Maybe the OP is a troll thread. Maybe not. Something in me tells me its legit. Because his story could've easily been mine, twelve years ago.
One of the maddening things about running, is that you can work your ass off, and still get beat by a relative newcomer, because they're simply more talented. It was my experience. I worked so hard in high school. As a freshman I wasn't sure running was for me, but then I started to see some success in Track, and I got motivated to do even better. By the end of sophomore year in cross, I was running varsity, albeit bottom of varsity when we could field 8 to 10. At Regionals I had a breakthrough and actually beat the regular 5 and 6 team finishers. I thought my spot on the state team was secured. Instead, the coach picked me as alternate. He was the wise choice in hindsight, to go with the proven runners, over one who, for all he knew, just had a good day, but might still not be counted on to repeat the performance at State. So I sat it out and got to watch as the team won state meet.
But I resolved to work harder. When everyone else on the team was doing six miles, I'd add on a couple. They never went with me even though I asked. There were a lot of lonely runs for sure. I was hitting 60 MPW at one point. And yet, I still couldn't beat some of the varsity who I knew did little work at all. Because they had more natural talent.
Still I didn't give up. I had a whole summer ahead of me, and we were losing some varsity members. My time was gonna come. On top of that, I cracked 17:00 for the first time ever in a summer road race, on a hilly course. It was a major breakthrough for me, and our team strength was such that, a sub 17:00 5K was usually good enough to get you a secure spot on varsity in the 6th or 7th slot...maybe the 5th if the team was weaker that year.

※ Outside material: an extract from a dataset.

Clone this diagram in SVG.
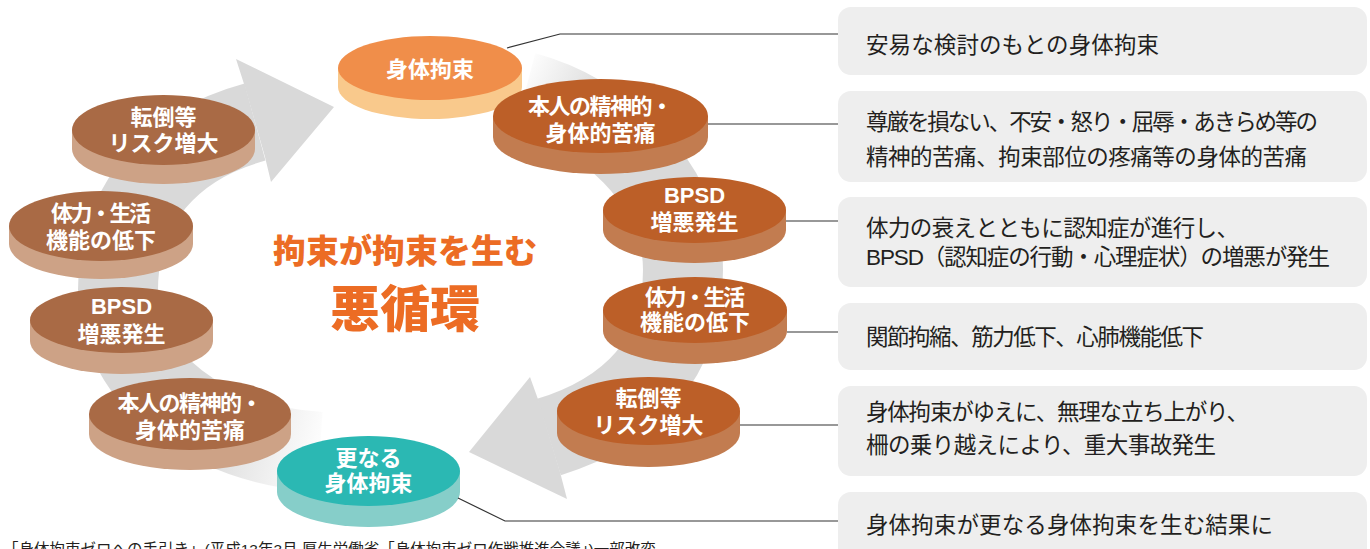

Instead I got injured. I struggled through the time trial knowing something wasn't right. I bombed and the coach put me on JV. I raced the first meet, winning the JV race by over a minute and a half. But I knew right after that I couldn't make it the whole season. I had a stress fracture. I sat out much of the season. I started to get fit and thought I might still salvage things in time for Regionals, but in the meantime others had moved up to fill the gap, and I was shut out. A season lost.
After that I wasn't the same. I'd train and get injured, or I'd underperform. I'd second guess myself. I got mad that those around me were running great times, and I was just spinning my wheels.
I wound up losing a whole summer due to another stress fracture, but managed to get fit enough to squeak onto the varsity as a senior (it was a VERY weak year). The whole season I was bringing up the rear of the varsity pack. Never cracked 17:00, never won an individual medal, never scored points.
My one moment I had was at state meet. I had nothing to lose, I figured, so I went balls to the wall. I wound up finishing fourth man on the team, despite losing steam badly and only running mid 17:00s. But our team won state by seven points. The coach later said if I hadn't stepped up that day they wouldn't have won.
I didn't care. I was still disappointed that from all the work and dreams of success I had, all I could manage was a 4th place finish on the team, and 29th overall, off the awards stand and out of medals. I was the only senior on the team, and to be beaten by younger kids, who largely avoided me because I was the lone "old man." I was so often injured, so varied in my performance that I never really managed to earn the respect of my teammates, never had the camaraderie. I was always the outsider. Not to be relied upon. Except that one time.
Ten years on, that period still bothers the hell out of me. Wondering what I could've done if only I'd been a little more talented, or if my body had been a bit more resilient. I think I could've made a go of it. Could've raced in college. Could've been better than I am.
And I wish I could say it gets better but it really doesn't. I had one good summer, back in 2008, where everything clicked. I hit 80 miles a week, and ran a 33:26 in a 10K...and yet, I got beaten, by another guy who ran 31:59, who later told me he hadn't done any speed work in months. Some are just that good. A few months later I got laid up by P.F. and since then I've not managed to ever get beyond 30 to 40 miles a week. Any more and my feet go.
I just never had the knack, which is kind of a cruel twist. I love running, I adore the sport, and I so wanted to make my mark. But instead I've never transcended what would even be considered good for a high schooler. Because you can love a sport all to death, but without the talent, you'll never be more than a mediocrity, which is what I was and am.
I've found great success in other aspects of life. But honestly, to this day, I'd willingly give up everything I've accomplished the last decade..every friend I've met, every girl I've known, every joy I've experienced, for just one more shot at being a great runner. Just one.
So to the OP I wish I could say have heart and stick with it, you'll succeed. Because it is quite frankly unlikely. There'll always be those who are better, yet work less. Because work isn't enough.
But you'll never know unless you've tried. You might be a late bloomer. You might even find greater success later in the season, as your conditioning takes root. Or you may find you've got nothing more in you than to be a merely adequate runner. But if you quit now, you'll never know for sure, and that is a far worse thing to live with. Better to live a failure knowing you tried, than to go through life not knowing, and wondering "What if I HAD tried?"